Northern Lights visible in UK skies

The week which marked the end of February and the start of March brought along not one but two fun astronomical spectacles: the planet conjunction and the northern lights. In this article, Almudena Visser Velez explains the phenomenon of the northern lights.

The northern lights, or aurora borealis, are perhaps one of the most beautiful spectacles astrophysics has to offer, and some parts of the UK were unusually lucky to witness illuminated skies and dancing colours at the beginning of March. Typically a phenomenon associated with the north and south poles, space weather can result in the auroras extending away from the poles, often reaching parts of Scandinavia in the northern hemisphere but rarely coming as far as the UK. While they are extraordinary to look at, the study of auroras is important scientifically too as it helps us understand complex space weather and its impact on human technology.

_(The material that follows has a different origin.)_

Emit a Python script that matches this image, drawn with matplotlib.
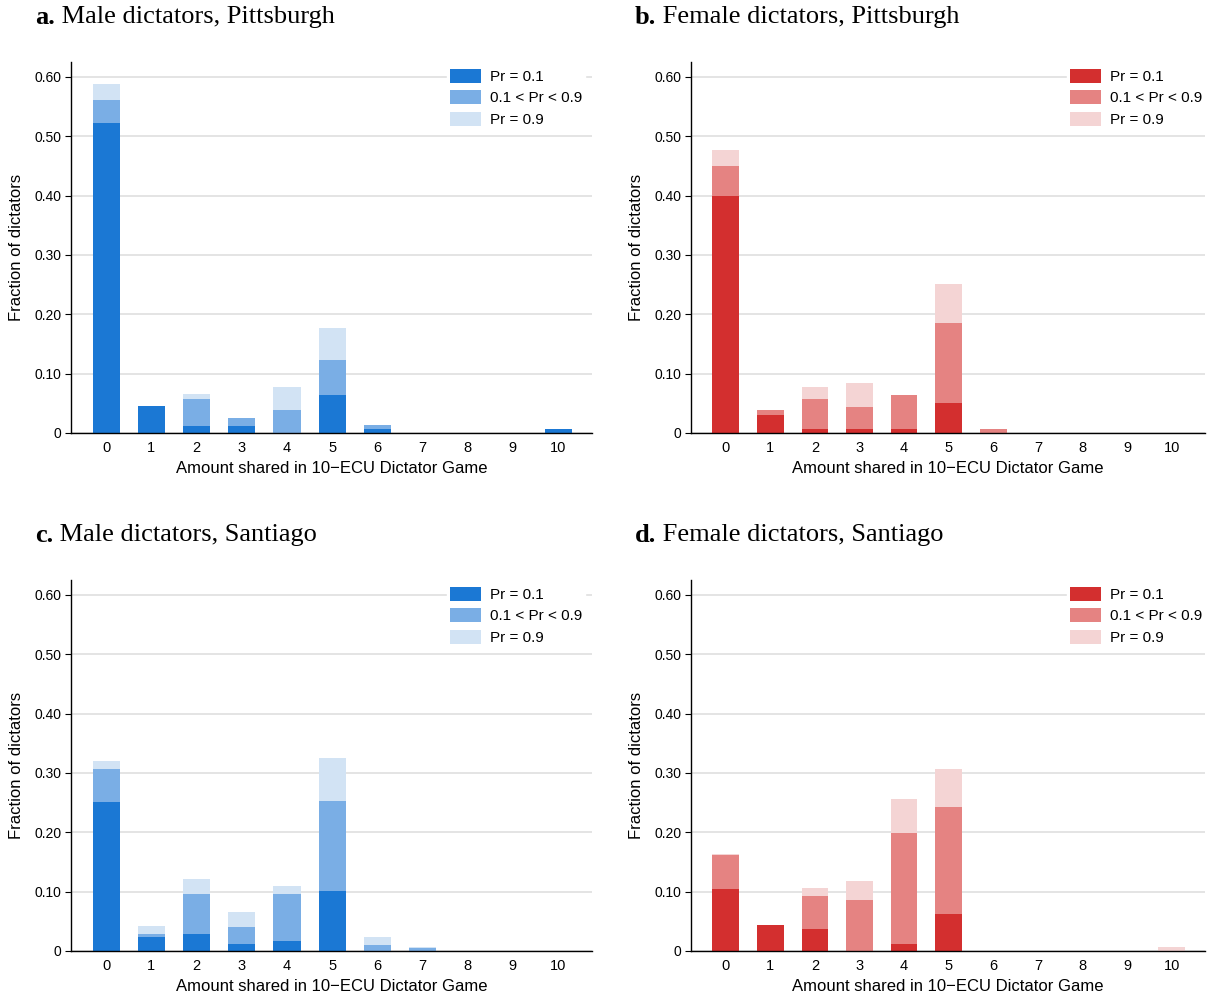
import numpy as np
import matplotlib
matplotlib.use("Agg")
import matplotlib.pyplot as plt

# amounts shared (0..10 ECU)
amounts = np.arange(11)
tick_labels = [str(a) for a in amounts]
legend_labels = ["Pr = 0.1", "0.1 < Pr < 0.9", "Pr = 0.9"]

# fractions of dictators by belief group (Pr = 0.1 / 0.1<Pr<0.9 / Pr = 0.9)
male_pitt_low = [0.522, 0.046, 0.012, 0.012, 0.0, 0.064, 0.006, 0, 0, 0, 0.006]
male_pitt_mid = [0.039, 0.0, 0.046, 0.014, 0.038, 0.059, 0.007, 0, 0, 0, 0.0]
male_pitt_high = [0.027, 0.0, 0.007, 0.0, 0.040, 0.054, 0.0, 0, 0, 0, 0.0]

female_pitt_low = [0.399, 0.031, 0.006, 0.006, 0.006, 0.051, 0.0, 0, 0, 0, 0]
female_pitt_mid = [0.051, 0.007, 0.052, 0.038, 0.058, 0.135, 0.006, 0, 0, 0, 0]
female_pitt_high = [0.027, 0.001, 0.020, 0.041, 0.0, 0.065, 0.0, 0, 0, 0, 0]

male_sant_low = [0.251, 0.024, 0.029, 0.012, 0.017, 0.101, 0.0, 0.0, 0, 0, 0]
male_sant_mid = [0.056, 0.005, 0.067, 0.029, 0.079, 0.151, 0.010, 0.005, 0, 0, 0]
male_sant_high = [0.013, 0.013, 0.025, 0.025, 0.013, 0.073, 0.014, 0.002, 0, 0, 0]

female_sant_low = [0.104, 0.044, 0.037, 0.0, 0.012, 0.062, 0, 0, 0, 0, 0.0]
female_sant_mid = [0.058, 0.0, 0.056, 0.086, 0.187, 0.181, 0, 0, 0, 0, 0.0]
female_sant_high = [0.001, 0.0, 0.013, 0.032, 0.057, 0.064, 0, 0, 0, 0, 0.007]

blues = ["#1b78d4", "#7aaee5", "#d2e3f4"]
reds = ["#d32f2f", "#e58382", "#f4d4d4"]

panels = [
    ("a.", " Male dictators, Pittsburgh", male_pitt_low, male_pitt_mid, male_pitt_high, blues),
    ("b.", " Female dictators, Pittsburgh", female_pitt_low, female_pitt_mid, female_pitt_high, reds),
    ("c.", " Male dictators, Santiago", male_sant_low, male_sant_mid, male_sant_high, blues),
    ("d.", " Female dictators, Santiago", female_sant_low, female_sant_mid, female_sant_high, reds),
]

W, H = 1207, 998
fig = plt.figure(figsize=(W / 100, H / 100), dpi=100)
plt.rcParams["font.family"] = "Liberation Sans"

# axes boxes in pixels: left, right, top, bottom
boxes = [(71, 592, 62, 433), (691, 1205, 62, 433),
         (71, 592, 580, 951), (691, 1205, 580, 951)]
title_pos = [(35, 17), (635, 17), (35, 535), (635, 535)]

fig.canvas.draw()
renderer = fig.canvas.get_renderer()

for (tag, title, low, mid, high, cols), (l, r, t, b), (tx, ty) in zip(panels, boxes, title_pos):
    ax = fig.add_axes([l / W, 1 - b / H, (r - l) / W, (b - t) / H])
    low = np.array(low)
    mid = np.array(mid)
    high = np.array(high)
    ax.bar(amounts, low, width=0.6, color=cols[0], label=legend_labels[0], zorder=2)
    ax.bar(amounts, mid, width=0.6, bottom=low, color=cols[1], label=legend_labels[1], zorder=2)
    ax.bar(amounts, high, width=0.6, bottom=low + mid, color=cols[2], label=legend_labels[2], zorder=2)

    ax.set_xlim(-0.78, 10.75)
    ax.set_ylim(0, 0.625)
    ax.set_yticks(np.arange(0, 0.61, 0.1))
    ax.set_yticklabels(["0"] + ["%.2f" % v for v in np.arange(0.1, 0.61, 0.1)], fontsize=10)
    ax.set_xticks(amounts)
    ax.set_xticklabels(tick_labels, fontsize=10.5)
    ax.tick_params(axis="x", length=0, pad=6)
    ax.tick_params(axis="y", length=4, width=0.8, pad=3)
    ax.grid(axis="y", color="#e2e2e2", linewidth=1.3, zorder=0)
    ax.set_axisbelow(True)
    for s in ["top", "right"]:
        ax.spines[s].set_visible(False)
    for s in ["left", "bottom"]:
        ax.spines[s].set_linewidth(1.0)
    ax.set_xlabel("Amount shared in 10\u2212ECU Dictator Game", fontsize=12, labelpad=4)
    ax.set_ylabel("Fraction of dictators", fontsize=12, labelpad=7)

    leg = ax.legend(loc="upper left", bbox_to_anchor=(376 / (r - l), 0.99),
                    frameon=True, fontsize=11, handlelength=2.0, handleheight=1.05,
                    handletextpad=0.6, labelspacing=0.4, borderpad=0.2, borderaxespad=0)
    leg.get_frame().set_edgecolor("white")
    leg.get_frame().set_facecolor("white")
    leg.get_frame().set_alpha(1)

    bold = fig.text(tx / W, 1 - ty / H, tag, fontsize=19, fontweight="bold",
                    family="Liberation Serif", va="center", ha="left")
    ext = bold.get_window_extent(renderer=renderer)
    fig.text(ext.x1 / W, 1 - ty / H, title, fontsize=19, family="Liberation Serif",
             va="center", ha="left")

fig.savefig("out.png", dpi=100)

Solar wind, a constant stream of charged particles coming from the Sun, flows outwards in all directions, with particles travelling millions of kilometres per hour. A tiny fraction of these high speed particles reach Earth and when they do so they react with our magnetic field. This spherical field, also called the magnetosphere, extends several tens of thousands of kilometres into space and helps protect Earth from high energy particles such as these which constantly bombard us and other planets. Once captured by the magnetic field, the particles are accelerated towards the poles where the field is strongest, which explains why these areas are most likely to witness aurora spectacles.

Typically a phenomenon associated with the north and south poles, space weather can result in the auroras extending away from the poles, often reaching parts of Scandinavia in the northern hemisphere but rarely coming as far as the UK.

The flashing lights are caused by the charged particles slamming into molecules and atoms in our atmosphere, kicking atomic shell electrons into higher energy levels in a process called ‘excitation’. Sufficiently energetic incoming particles may give the electron so much energy that the result is ‘ionisation’, where electrons are booted out of atoms completely and the atom becomes more positively charged, which readers may remember from school chemistry lessons. The extra energy provided to the atmospheric molecules is released as photons (particles of light) to allow the electrons to return to their favoured low energy ‘ground state’. Auroras usually come in green or pink hues and the various colours are caused by the different chemicals in our atmosphere, in this case oxygen and nitrogen respectively. A sketch of the process can be found below.

The lights have different colours as the wavelengths of the photons released to return the energy of the excited electron to the ground state varies in different chemicals owing to different electronic structures. What we see in the sky is the result of billions of individual particle interactions on a large scale.